:: Prompt ::
The material below should be written out in full and exactly; pictures stay out of the copy.

:: Material supplied ::
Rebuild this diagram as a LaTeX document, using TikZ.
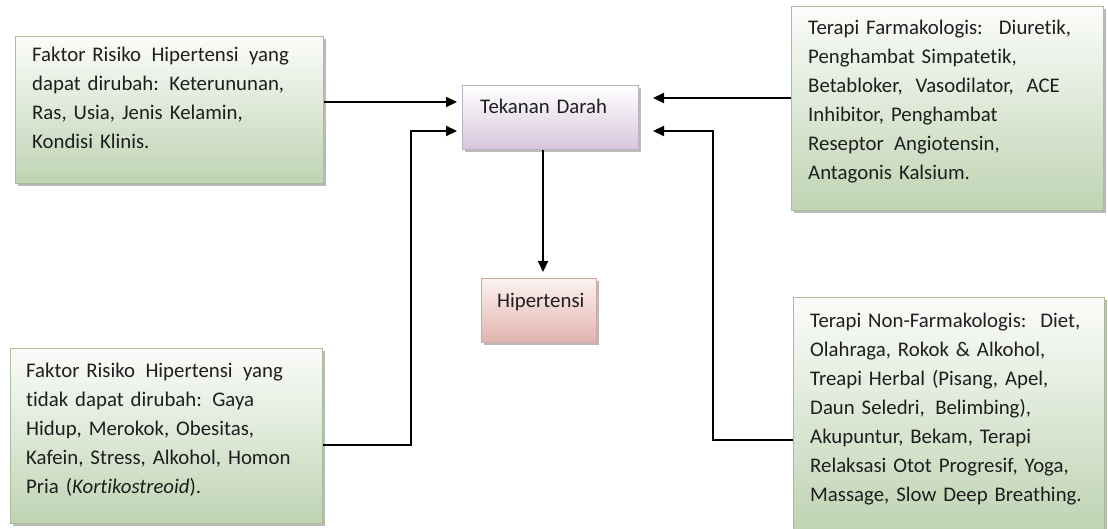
\documentclass[tikz,border=0pt]{standalone}
\usepackage{fontspec}
\setmainfont{Carlito}[Ligatures={NoCommon}]
\usetikzlibrary{arrows.meta,shadows}
\definecolor{gbot}{HTML}{BFD4B3}
\definecolor{gtop}{HTML}{FBFCFA}
\definecolor{gborder}{HTML}{A9BF9C}
\definecolor{pbot}{HTML}{D6C6DB}
\definecolor{pborder}{HTML}{BDB0C4}
\definecolor{rbot}{HTML}{E1B4AE}
\definecolor{rtop}{HTML}{FCF2F0}
\definecolor{rborder}{HTML}{D3A9A3}
\definecolor{txtc}{HTML}{1E1E1E}
\begin{document}
\begin{tikzpicture}[x=1pt,y=-1pt,
  boxbase/.style={line width=1pt, inner sep=0pt, anchor=north west,
    drop shadow={shadow xshift=2pt, shadow yshift=-2.5pt, fill=black!45, opacity=0.6}},
  gbox/.style={boxbase, draw=gborder, top color=gtop, bottom color=gbot},
  pbox/.style={boxbase, draw=pborder, top color=white, bottom color=pbot},
  rbox/.style={boxbase, draw=rborder, top color=rtop, bottom color=rbot},
  txt/.style={inner sep=0pt, anchor=base west, text width=292pt, align=left,
    text=txtc, font=\fontsize{20.8}{29}\selectfont},
  arr/.style={line width=2.2pt, -{Triangle[length=11pt,width=10pt]}}
]
\useasboundingbox (0,0) rectangle (1108,529);

% boxes
\node[gbox, minimum width=308pt, minimum height=147pt] (b1) at (15,36) {};
\node[txt] (t1) at (32,62) {Faktor Risiko\, Hipertensi\, yang\\dapat dirubah: Keterununan,\\Ras, Usia, Jenis Kelamin,\\Kondisi Klinis.};

\node[gbox, minimum width=312pt, minimum height=204pt] (b2) at (791,6) {};
\node[txt] (t2) at (808,35) {Terapi Farmakologis:\; Diuretik,\\Penghambat Simpatetik,\\Betabloker,\; Vasodilator,\; ACE\\Inhibitor, Penghambat\\Reseptor\, Angiotensin,\\Antagonis Kalsium.};

\node[gbox, minimum width=312pt, minimum height=175pt] (b3) at (10,348) {};
\node[txt] (t3) at (26,377) {Faktor Risiko\, Hipertensi\, yang\\tidak dapat dirubah: Gaya\\Hidup, Merokok, Obesitas,\\Kafein, Stress, Alkohol, Homon\\Pria (\textit{Kortikostreoid}).};

\node[gbox, minimum width=311pt, minimum height=232pt] (b4) at (793,297) {};
\node[txt] (t4) at (810,327) {Terapi Non-Farmakologis:\, Diet,\\Olahraga, Rokok \& Alkohol,\\Treapi Herbal (Pisang, Apel,\\Daun Seledri,\, Belimbing),\\Akupuntur, Bekam, Terapi\\Relaksasi Otot Progresif, Yoga,\\Massage, Slow Deep Breathing.};

\node[pbox, minimum width=176pt, minimum height=64pt] (td) at (462,85) {};
\node[txt, text width=150pt] (ttd) at (480,114) {Tekanan Darah};

\node[rbox, minimum width=115pt, minimum height=64pt] (hy) at (481,278) {};
\node[txt, text width=100pt] (thy) at (497,307) {Hipertensi};

% connectors
\draw[arr, shorten >=5pt] (b1.east |- 0,102) -- (td.west |- 0,102);
\draw[arr, shorten >=5pt] (b3.east |- 0,445) -| (411,131) -- (td.west |- 0,131);
\draw[arr, shorten >=14pt] (b2.west |- 0,98) -- (td.east |- 0,98);
\draw[arr, shorten >=14pt] (b4.west |- 0,440) -| (713,131) -- (td.east |- 0,131);
\draw[arr, shorten >=6pt] (td.south -| 543,0) -- (hy.north -| 543,0);
\end{tikzpicture}
\end{document}
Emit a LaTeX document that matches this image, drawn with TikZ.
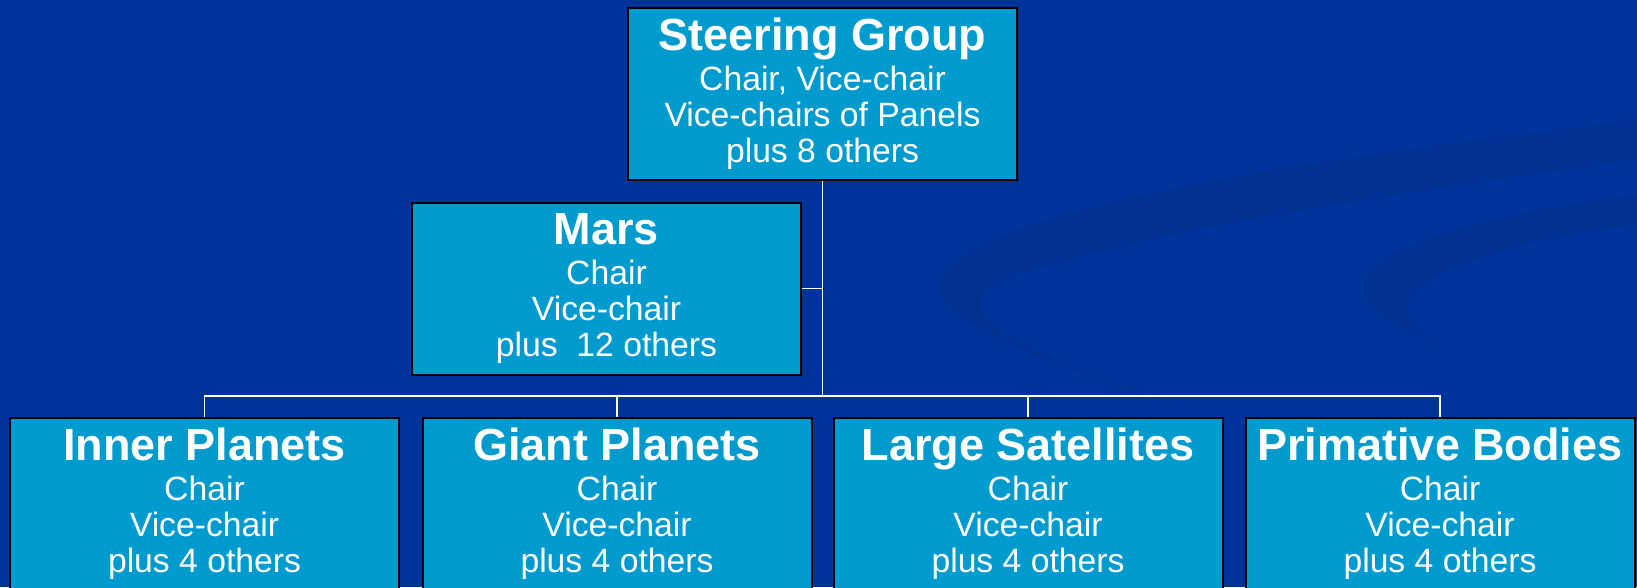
\documentclass[tikz,border=0pt]{standalone}
\usepackage{fontspec}
\setmainfont{Liberation Sans}
\definecolor{bgblue}{RGB}{0,51,153}
\definecolor{swoosh}{RGB}{0,48,146}
\definecolor{boxblue}{RGB}{0,155,206}
\tikzset{
  orgbox/.style={draw=black, line width=2pt, fill=boxblue, text=white,
    minimum width=389pt, minimum height=172pt, inner sep=0pt, align=center,
    font=\fontsize{33.7}{36}\selectfont},
  link/.style={draw=white, line width=1.8pt},
}
\newcommand{\boxtitle}[1]{{\fontsize{45}{45}\selectfont\bfseries #1}}
\begin{document}
\begin{tikzpicture}[x=1pt, y=-1pt]
\useasboundingbox (0,0) rectangle (1637,587);
\clip (0,0) rectangle (1637,587);
\fill[bgblue] (0,0) rectangle (1637,587);
% background swooshes
\fill[swoosh] (1637,120) .. controls (1300,160) and (940,215) .. (940,287)
  .. controls (940,330) and (1080,372) .. (1240,430)
  .. controls (1100,378) and (979,335) .. (979,303)
  .. controls (979,262) and (1300,205) .. (1637,160) -- cycle;
\fill[swoosh] (1637,195) .. controls (1480,215) and (1362,250) .. (1362,287)
  .. controls (1362,310) and (1400,330) .. (1440,345)
  .. controls (1415,330) and (1408,318) .. (1408,307)
  .. controls (1408,278) and (1500,240) .. (1637,225) -- cycle;
% boxes
\node[orgbox] (sg) at (822.5,94) {\boxtitle{Steering Group}\\[4pt]Chair, Vice-chair\\Vice-chairs of Panels\\plus 8 others};
\node[orgbox] (mars) at (606.5,288.5) {\boxtitle{Mars}\\[4pt]Chair\\Vice-chair\\plus\ \ 12 others};
\node[orgbox] (inner) at (204.5,504) {\boxtitle{Inner Planets}\\[4pt]Chair\\Vice-chair\\plus 4 others};
\node[orgbox] (giant) at (617,504) {\boxtitle{Giant Planets}\\[4pt]Chair\\Vice-chair\\plus 4 others};
\node[orgbox] (large) at (1028,504) {\boxtitle{Large Satellites}\\[4pt]Chair\\Vice-chair\\plus 4 others};
\node[orgbox] (prim) at (1440,504) {\boxtitle{Primative Bodies}\\[4pt]Chair\\Vice-chair\\plus 4 others};
% connectors
\coordinate (j) at (822.5,396);
\draw[link] (sg.south) -- (j);
\draw[link] (mars.east) -- (mars.east -| j);
\draw[link] (inner.north) |- (j);
\draw[link] (giant.north) |- (j);
\draw[link] (large.north) |- (j);
\draw[link] (prim.north) |- (j);
\end{tikzpicture}
\end{document}
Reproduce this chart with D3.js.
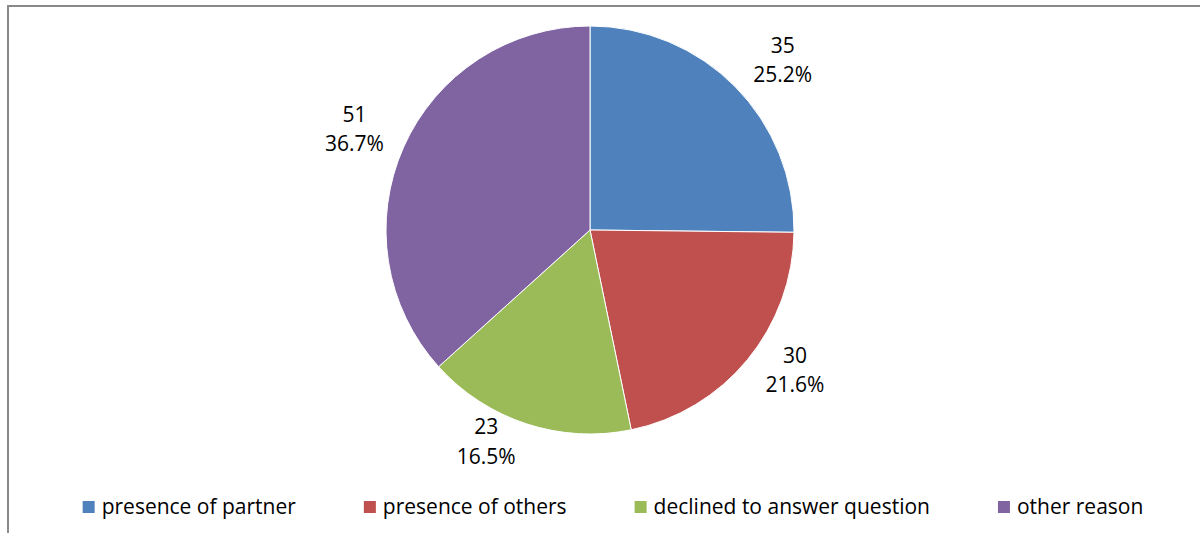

:: Answer to this exercise ::
Rebuild this diagram as a LaTeX document, using TikZ.
\documentclass[tikz,border=0pt]{standalone}
\usepackage{fontspec}
\setmainfont{Carlito}[Ligatures={NoCommon}]
\usetikzlibrary{arrows.meta,shadows}
\definecolor{gbot}{HTML}{BFD4B3}
\definecolor{gtop}{HTML}{FBFCFA}
\definecolor{gborder}{HTML}{A9BF9C}
\definecolor{pbot}{HTML}{D6C6DB}
\definecolor{pborder}{HTML}{BDB0C4}
\definecolor{rbot}{HTML}{E1B4AE}
\definecolor{rtop}{HTML}{FCF2F0}
\definecolor{rborder}{HTML}{D3A9A3}
\definecolor{txtc}{HTML}{1E1E1E}
\begin{document}
\begin{tikzpicture}[x=1pt,y=-1pt,
  boxbase/.style={line width=1pt, inner sep=0pt, anchor=north west,
    drop shadow={shadow xshift=2pt, shadow yshift=-2.5pt, fill=black!45, opacity=0.6}},
  gbox/.style={boxbase, draw=gborder, top color=gtop, bottom color=gbot},
  pbox/.style={boxbase, draw=pborder, top color=white, bottom color=pbot},
  rbox/.style={boxbase, draw=rborder, top color=rtop, bottom color=rbot},
  txt/.style={inner sep=0pt, anchor=base west, text width=292pt, align=left,
    text=txtc, font=\fontsize{20.8}{29}\selectfont},
  arr/.style={line width=2.2pt, -{Triangle[length=11pt,width=10pt]}}
]
\useasboundingbox (0,0) rectangle (1108,529);

% boxes
\node[gbox, minimum width=308pt, minimum height=147pt] (b1) at (15,36) {};
\node[txt] (t1) at (32,62) {Faktor Risiko\, Hipertensi\, yang\\dapat dirubah: Keterununan,\\Ras, Usia, Jenis Kelamin,\\Kondisi Klinis.};

\node[gbox, minimum width=312pt, minimum height=204pt] (b2) at (791,6) {};
\node[txt] (t2) at (808,35) {Terapi Farmakologis:\; Diuretik,\\Penghambat Simpatetik,\\Betabloker,\; Vasodilator,\; ACE\\Inhibitor, Penghambat\\Reseptor\, Angiotensin,\\Antagonis Kalsium.};

\node[gbox, minimum width=312pt, minimum height=175pt] (b3) at (10,348) {};
\node[txt] (t3) at (26,377) {Faktor Risiko\, Hipertensi\, yang\\tidak dapat dirubah: Gaya\\Hidup, Merokok, Obesitas,\\Kafein, Stress, Alkohol, Homon\\Pria (\textit{Kortikostreoid}).};

\node[gbox, minimum width=311pt, minimum height=232pt] (b4) at (793,297) {};
\node[txt] (t4) at (810,327) {Terapi Non-Farmakologis:\, Diet,\\Olahraga, Rokok \& Alkohol,\\Treapi Herbal (Pisang, Apel,\\Daun Seledri,\, Belimbing),\\Akupuntur, Bekam, Terapi\\Relaksasi Otot Progresif, Yoga,\\Massage, Slow Deep Breathing.};

\node[pbox, minimum width=176pt, minimum height=64pt] (td) at (462,85) {};
\node[txt, text width=150pt] (ttd) at (480,114) {Tekanan Darah};

\node[rbox, minimum width=115pt, minimum height=64pt] (hy) at (481,278) {};
\node[txt, text width=100pt] (thy) at (497,307) {Hipertensi};

% connectors
\draw[arr, shorten >=5pt] (b1.east |- 0,102) -- (td.west |- 0,102);
\draw[arr, shorten >=5pt] (b3.east |- 0,445) -| (411,131) -- (td.west |- 0,131);
\draw[arr, shorten >=14pt] (b2.west |- 0,98) -- (td.east |- 0,98);
\draw[arr, shorten >=14pt] (b4.west |- 0,440) -| (713,131) -- (td.east |- 0,131);
\draw[arr, shorten >=6pt] (td.south -| 543,0) -- (hy.north -| 543,0);
\end{tikzpicture}
\end{document}
Emit a LaTeX document that matches this image, drawn with TikZ.
\documentclass[tikz,border=0pt]{standalone}
\usepackage{fontspec}
\setmainfont{Liberation Sans}
\definecolor{bgblue}{RGB}{0,51,153}
\definecolor{swoosh}{RGB}{0,48,146}
\definecolor{boxblue}{RGB}{0,155,206}
\tikzset{
  orgbox/.style={draw=black, line width=2pt, fill=boxblue, text=white,
    minimum width=389pt, minimum height=172pt, inner sep=0pt, align=center,
    font=\fontsize{33.7}{36}\selectfont},
  link/.style={draw=white, line width=1.8pt},
}
\newcommand{\boxtitle}[1]{{\fontsize{45}{45}\selectfont\bfseries #1}}
\begin{document}
\begin{tikzpicture}[x=1pt, y=-1pt]
\useasboundingbox (0,0) rectangle (1637,587);
\clip (0,0) rectangle (1637,587);
\fill[bgblue] (0,0) rectangle (1637,587);
% background swooshes
\fill[swoosh] (1637,120) .. controls (1300,160) and (940,215) .. (940,287)
  .. controls (940,330) and (1080,372) .. (1240,430)
  .. controls (1100,378) and (979,335) .. (979,303)
  .. controls (979,262) and (1300,205) .. (1637,160) -- cycle;
\fill[swoosh] (1637,195) .. controls (1480,215) and (1362,250) .. (1362,287)
  .. controls (1362,310) and (1400,330) .. (1440,345)
  .. controls (1415,330) and (1408,318) .. (1408,307)
  .. controls (1408,278) and (1500,240) .. (1637,225) -- cycle;
% boxes
\node[orgbox] (sg) at (822.5,94) {\boxtitle{Steering Group}\\[4pt]Chair, Vice-chair\\Vice-chairs of Panels\\plus 8 others};
\node[orgbox] (mars) at (606.5,288.5) {\boxtitle{Mars}\\[4pt]Chair\\Vice-chair\\plus\ \ 12 others};
\node[orgbox] (inner) at (204.5,504) {\boxtitle{Inner Planets}\\[4pt]Chair\\Vice-chair\\plus 4 others};
\node[orgbox] (giant) at (617,504) {\boxtitle{Giant Planets}\\[4pt]Chair\\Vice-chair\\plus 4 others};
\node[orgbox] (large) at (1028,504) {\boxtitle{Large Satellites}\\[4pt]Chair\\Vice-chair\\plus 4 others};
\node[orgbox] (prim) at (1440,504) {\boxtitle{Primative Bodies}\\[4pt]Chair\\Vice-chair\\plus 4 others};
% connectors
\coordinate (j) at (822.5,396);
\draw[link] (sg.south) -- (j);
\draw[link] (mars.east) -- (mars.east -| j);
\draw[link] (inner.north) |- (j);
\draw[link] (giant.north) |- (j);
\draw[link] (large.north) |- (j);
\draw[link] (prim.north) |- (j);
\end{tikzpicture}
\end{document}
Reproduce this chart with D3.js.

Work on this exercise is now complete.